(YOUR TASK) Write out the entire listing below exactly, with the pictures left out.
>> BEGIN SOURCE DATA
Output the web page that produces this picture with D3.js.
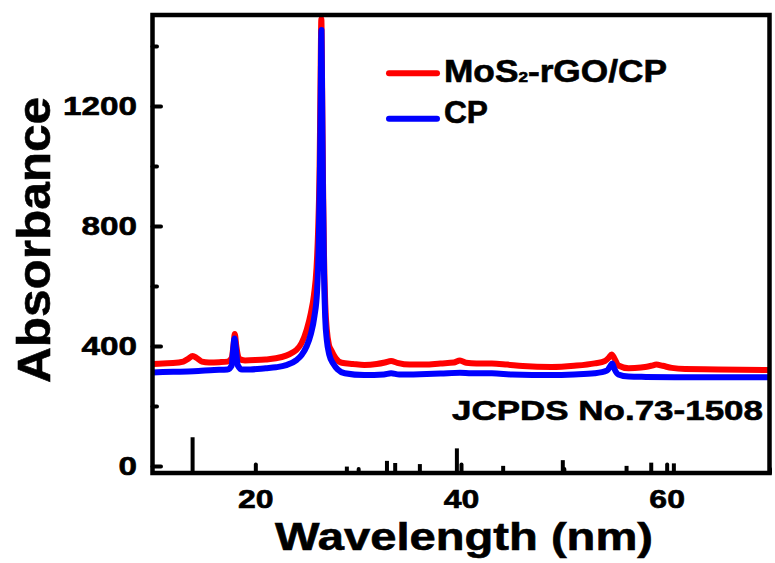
<!DOCTYPE html>
<html><head><meta charset="utf-8">
<script src="https://cdn.jsdelivr.net/npm/d3@7"></script>
<style>
html,body{margin:0;padding:0;background:#fff;}
text{font-family:"Liberation Sans",Arial,sans-serif;font-weight:bold;fill:#000;stroke:#000;stroke-width:0.6px;}
</style></head>
<body>
<svg id="chart" width="775" height="563"></svg>
<script>
// ---- data ----
const redX = [10,11,12,13,13.5,13.9,14.3,14.8,15.5,16.5,17.3,17.7,17.9,18.0,18.15,18.4,19,20,21,22,23,23.6,24,24.5,25,25.4,25.7,25.95,26.1,26.25,26.33,26.42,26.5,26.58,26.68,26.8,26.95,27.15,27.4,27.8,28.4,29.5,30.6,31.8,32.6,33.2,33.8,35,36.5,38,39.3,39.9,40.5,41.5,43,44.5,46,48.8,51,53,54,54.4,54.65,54.9,55.3,56.3,57.5,58.5,59,59.6,60.5,61.8,65,70];
const redY = [340,342,343,348,358,367,360,348,345,346,348,360,410,440,400,358,352,353,355,359,368,378,387,410,455,510,570,660,780,1000,1250,1490,1250,950,700,540,455,405,385,360,344,340,337,340,345,350,344,338,338,342,345,352,344,342,342,338,333,330,334,342,350,362,372,360,335,326,328,334,338,334,327,323,322,320];
const blueX = [10,12,14,16,17.3,17.7,17.85,17.97,18.1,18.3,18.7,19.5,21,22,23,24,24.5,25,25.4,25.75,26,26.15,26.27,26.35,26.43,26.5,26.58,26.68,26.8,26.95,27.2,27.6,28,28.7,30.6,32.5,33.2,34,36,38,39.9,41,43,45,48.8,51,53,54.2,54.55,54.7,54.9,55.3,56.3,58,61.8,66,70];
const blueY = [312,314,316,320,322,335,390,425,395,335,322,322,326,329,336,353,370,400,440,500,580,720,950,1200,1453,1200,900,640,490,420,370,340,322,309,303,305,309,305,306,308,311,309,309,305,303,305,309,318,335,342,325,305,298,297,296,296,296];
const refPos = [13.9,28.9,32.8,33.6,36.0,39.6,44.1,49.9,56.1,58.5,60.7];
const refInt = [100,18,34,28,25,69,20,36,20,29,27];
const seriesNames = ["MoS2-rGO/CP","CP"];
const seriesColors = ["#ff0000","#0000ff"];
const xMajor = [20,40,60];
const xMinor = [30,50,70];
const yMajor = [0,400,800,1200];
const yMinor = [200,600,1000,1400];

// ---- scales ----
const svg = d3.select("#chart");
const x = d3.scaleLinear().domain([10,70]).range([152.5,769.5]);
const y = d3.scaleLinear().domain([-23.3,1503.3]).range([473,15]);
const refH = d3.scaleLinear().domain([0,100]).range([0,35.7]);

svg.append("clipPath").attr("id","clip").append("rect")
  .attr("x",x(10)).attr("y",y(1503.3)).attr("width",x(70)-x(10)).attr("height",y(-23.3)-y(1503.3));

const line = d3.line().x(d=>x(d[0])).y(d=>y(d[1])).curve(d3.curveMonotoneX);
const redData = redX.map((v,i)=>[v,redY[i]]);
const blueData = blueX.map((v,i)=>[v,blueY[i]]);

const plot = svg.append("g").attr("clip-path","url(#clip)");
plot.append("path").datum(redData).attr("d",line).attr("fill","none")
  .attr("stroke",seriesColors[0]).attr("stroke-width",6).attr("stroke-linejoin","round");
plot.append("path").datum(blueData).attr("d",line).attr("fill","none")
  .attr("stroke",seriesColors[1]).attr("stroke-width",6).attr("stroke-linejoin","round");

// reference bars
plot.selectAll("line.ref").data(refPos).enter().append("line")
  .attr("x1",d=>x(d)).attr("x2",d=>x(d))
  .attr("y1",y(-23.3)).attr("y2",(d,i)=>y(-23.3)-refH(refInt[i]))
  .attr("stroke","#000").attr("stroke-width",4);

// axes
function styleAxis(g){ g.select(".domain").remove(); g.selectAll("line").attr("stroke","#000").attr("stroke-width",4).attr("stroke-linecap","round"); }
const gx = svg.append("g").attr("transform",`translate(0,${y(-23.3)})`)
  .call(d3.axisBottom(x).tickValues(xMajor).tickSizeInner(-8.5).tickSizeOuter(0).tickPadding(16.5).tickFormat(d3.format("d")));
styleAxis(gx);
gx.selectAll("text").attr("font-size",26).attr("font-family",null).attr("textLength",function(d){return String(d).length*17.8;}).attr("lengthAdjust","spacingAndGlyphs");
const gxm = svg.append("g").attr("transform",`translate(0,${y(-23.3)})`)
  .call(d3.axisBottom(x).tickValues(xMinor).tickSizeInner(-4).tickSizeOuter(0).tickFormat(""));
styleAxis(gxm);

const gy = svg.append("g").attr("transform",`translate(${x(10)},0)`)
  .call(d3.axisLeft(y).tickValues(yMajor).tickSizeInner(-8.5).tickSizeOuter(0).tickPadding(15.5).tickFormat(d3.format("d")));
styleAxis(gy);
gy.selectAll("text").attr("font-size",26).attr("font-family",null).attr("textLength",function(d){return String(d).length*18.5;}).attr("lengthAdjust","spacingAndGlyphs");
const gym = svg.append("g").attr("transform",`translate(${x(10)},0)`)
  .call(d3.axisLeft(y).tickValues(yMinor).tickSizeInner(-4.5).tickSizeOuter(0).tickFormat(""));
styleAxis(gym);

// frame
svg.append("rect").attr("x",x(10)).attr("y",y(1503.3)).attr("width",x(70)-x(10)).attr("height",y(-23.3)-y(1503.3))
  .attr("fill","none").attr("stroke","#000").attr("stroke-width",4.5);

// axis titles
svg.append("text").attr("x",464).attr("y",550).attr("text-anchor","middle")
  .attr("font-size",39).attr("textLength",378).attr("lengthAdjust","spacingAndGlyphs").text("Wavelength (nm)");
svg.append("text").attr("transform","translate(50,240) rotate(-90)").attr("text-anchor","middle")
  .attr("font-size",47).attr("textLength",286).attr("lengthAdjust","spacingAndGlyphs").text("Absorbance");

// legend
const legY = [73.3,118.8];
const legTextY = [81.7,123.3];
seriesNames.forEach((n,i)=>{
  svg.append("line").attr("x1",389).attr("x2",437).attr("y1",legY[i]).attr("y2",legY[i])
    .attr("stroke",seriesColors[i]).attr("stroke-width",6).attr("stroke-linecap","round");
});
const t1 = svg.append("text").attr("x",444).attr("y",legTextY[0]).attr("font-size",31)
  .attr("textLength",223).attr("lengthAdjust","spacingAndGlyphs");
t1.append("tspan").text("MoS");
t1.append("tspan").attr("font-size",15).text("2");
t1.append("tspan").text("-rGO/CP");
svg.append("text").attr("x",444).attr("y",legTextY[1]).attr("font-size",31)
  .attr("textLength",44).attr("lengthAdjust","spacingAndGlyphs").text(seriesNames[1]);

// reference label
svg.append("text").attr("x",452).attr("y",420).attr("font-size",28)
  .attr("textLength",311).attr("lengthAdjust","spacingAndGlyphs").text("JCPDS No.73-1508");
</script>
</body></html>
>> END SOURCE DATA
(WORKED ANSWER)
Output the web page that produces this picture with D3.js.
<!DOCTYPE html>
<html><head><meta charset="utf-8">
<script src="https://cdn.jsdelivr.net/npm/d3@7"></script>
<style>
html,body{margin:0;padding:0;background:#fff;}
text{font-family:"Liberation Sans",Arial,sans-serif;font-weight:bold;fill:#000;stroke:#000;stroke-width:0.6px;}
</style></head>
<body>
<svg id="chart" width="775" height="563"></svg>
<script>
// ---- data ----
const redX = [10,11,12,13,13.5,13.9,14.3,14.8,15.5,16.5,17.3,17.7,17.9,18.0,18.15,18.4,19,20,21,22,23,23.6,24,24.5,25,25.4,25.7,25.95,26.1,26.25,26.33,26.42,26.5,26.58,26.68,26.8,26.95,27.15,27.4,27.8,28.4,29.5,30.6,31.8,32.6,33.2,33.8,35,36.5,38,39.3,39.9,40.5,41.5,43,44.5,46,48.8,51,53,54,54.4,54.65,54.9,55.3,56.3,57.5,58.5,59,59.6,60.5,61.8,65,70];
const redY = [340,342,343,348,358,367,360,348,345,346,348,360,410,440,400,358,352,353,355,359,368,378,387,410,455,510,570,660,780,1000,1250,1490,1250,950,700,540,455,405,385,360,344,340,337,340,345,350,344,338,338,342,345,352,344,342,342,338,333,330,334,342,350,362,372,360,335,326,328,334,338,334,327,323,322,320];
const blueX = [10,12,14,16,17.3,17.7,17.85,17.97,18.1,18.3,18.7,19.5,21,22,23,24,24.5,25,25.4,25.75,26,26.15,26.27,26.35,26.43,26.5,26.58,26.68,26.8,26.95,27.2,27.6,28,28.7,30.6,32.5,33.2,34,36,38,39.9,41,43,45,48.8,51,53,54.2,54.55,54.7,54.9,55.3,56.3,58,61.8,66,70];
const blueY = [312,314,316,320,322,335,390,425,395,335,322,322,326,329,336,353,370,400,440,500,580,720,950,1200,1453,1200,900,640,490,420,370,340,322,309,303,305,309,305,306,308,311,309,309,305,303,305,309,318,335,342,325,305,298,297,296,296,296];
const refPos = [13.9,28.9,32.8,33.6,36.0,39.6,44.1,49.9,56.1,58.5,60.7];
const refInt = [100,18,34,28,25,69,20,36,20,29,27];
const seriesNames = ["MoS2-rGO/CP","CP"];
const seriesColors = ["#ff0000","#0000ff"];
const xMajor = [20,40,60];
const xMinor = [30,50,70];
const yMajor = [0,400,800,1200];
const yMinor = [200,600,1000,1400];

// ---- scales ----
const svg = d3.select("#chart");
const x = d3.scaleLinear().domain([10,70]).range([152.5,769.5]);
const y = d3.scaleLinear().domain([-23.3,1503.3]).range([473,15]);
const refH = d3.scaleLinear().domain([0,100]).range([0,35.7]);

svg.append("clipPath").attr("id","clip").append("rect")
  .attr("x",x(10)).attr("y",y(1503.3)).attr("width",x(70)-x(10)).attr("height",y(-23.3)-y(1503.3));

const line = d3.line().x(d=>x(d[0])).y(d=>y(d[1])).curve(d3.curveMonotoneX);
const redData = redX.map((v,i)=>[v,redY[i]]);
const blueData = blueX.map((v,i)=>[v,blueY[i]]);

const plot = svg.append("g").attr("clip-path","url(#clip)");
plot.append("path").datum(redData).attr("d",line).attr("fill","none")
  .attr("stroke",seriesColors[0]).attr("stroke-width",6).attr("stroke-linejoin","round");
plot.append("path").datum(blueData).attr("d",line).attr("fill","none")
  .attr("stroke",seriesColors[1]).attr("stroke-width",6).attr("stroke-linejoin","round");

// reference bars
plot.selectAll("line.ref").data(refPos).enter().append("line")
  .attr("x1",d=>x(d)).attr("x2",d=>x(d))
  .attr("y1",y(-23.3)).attr("y2",(d,i)=>y(-23.3)-refH(refInt[i]))
  .attr("stroke","#000").attr("stroke-width",4);

// axes
function styleAxis(g){ g.select(".domain").remove(); g.selectAll("line").attr("stroke","#000").attr("stroke-width",4).attr("stroke-linecap","round"); }
const gx = svg.append("g").attr("transform",`translate(0,${y(-23.3)})`)
  .call(d3.axisBottom(x).tickValues(xMajor).tickSizeInner(-8.5).tickSizeOuter(0).tickPadding(16.5).tickFormat(d3.format("d")));
styleAxis(gx);
gx.selectAll("text").attr("font-size",26).attr("font-family",null).attr("textLength",function(d){return String(d).length*17.8;}).attr("lengthAdjust","spacingAndGlyphs");
const gxm = svg.append("g").attr("transform",`translate(0,${y(-23.3)})`)
  .call(d3.axisBottom(x).tickValues(xMinor).tickSizeInner(-4).tickSizeOuter(0).tickFormat(""));
styleAxis(gxm);

const gy = svg.append("g").attr("transform",`translate(${x(10)},0)`)
  .call(d3.axisLeft(y).tickValues(yMajor).tickSizeInner(-8.5).tickSizeOuter(0).tickPadding(15.5).tickFormat(d3.format("d")));
styleAxis(gy);
gy.selectAll("text").attr("font-size",26).attr("font-family",null).attr("textLength",function(d){return String(d).length*18.5;}).attr("lengthAdjust","spacingAndGlyphs");
const gym = svg.append("g").attr("transform",`translate(${x(10)},0)`)
  .call(d3.axisLeft(y).tickValues(yMinor).tickSizeInner(-4.5).tickSizeOuter(0).tickFormat(""));
styleAxis(gym);

// frame
svg.append("rect").attr("x",x(10)).attr("y",y(1503.3)).attr("width",x(70)-x(10)).attr("height",y(-23.3)-y(1503.3))
  .attr("fill","none").attr("stroke","#000").attr("stroke-width",4.5);

// axis titles
svg.append("text").attr("x",464).attr("y",550).attr("text-anchor","middle")
  .attr("font-size",39).attr("textLength",378).attr("lengthAdjust","spacingAndGlyphs").text("Wavelength (nm)");
svg.append("text").attr("transform","translate(50,240) rotate(-90)").attr("text-anchor","middle")
  .attr("font-size",47).attr("textLength",286).attr("lengthAdjust","spacingAndGlyphs").text("Absorbance");

// legend
const legY = [73.3,118.8];
const legTextY = [81.7,123.3];
seriesNames.forEach((n,i)=>{
  svg.append("line").attr("x1",389).attr("x2",437).attr("y1",legY[i]).attr("y2",legY[i])
    .attr("stroke",seriesColors[i]).attr("stroke-width",6).attr("stroke-linecap","round");
});
const t1 = svg.append("text").attr("x",444).attr("y",legTextY[0]).attr("font-size",31)
  .attr("textLength",223).attr("lengthAdjust","spacingAndGlyphs");
t1.append("tspan").text("MoS");
t1.append("tspan").attr("font-size",15).text("2");
t1.append("tspan").text("-rGO/CP");
svg.append("text").attr("x",444).attr("y",legTextY[1]).attr("font-size",31)
  .attr("textLength",44).attr("lengthAdjust","spacingAndGlyphs").text(seriesNames[1]);

// reference label
svg.append("text").attr("x",452).attr("y",420).attr("font-size",28)
  .attr("textLength",311).attr("lengthAdjust","spacingAndGlyphs").text("JCPDS No.73-1508");
</script>
</body></html>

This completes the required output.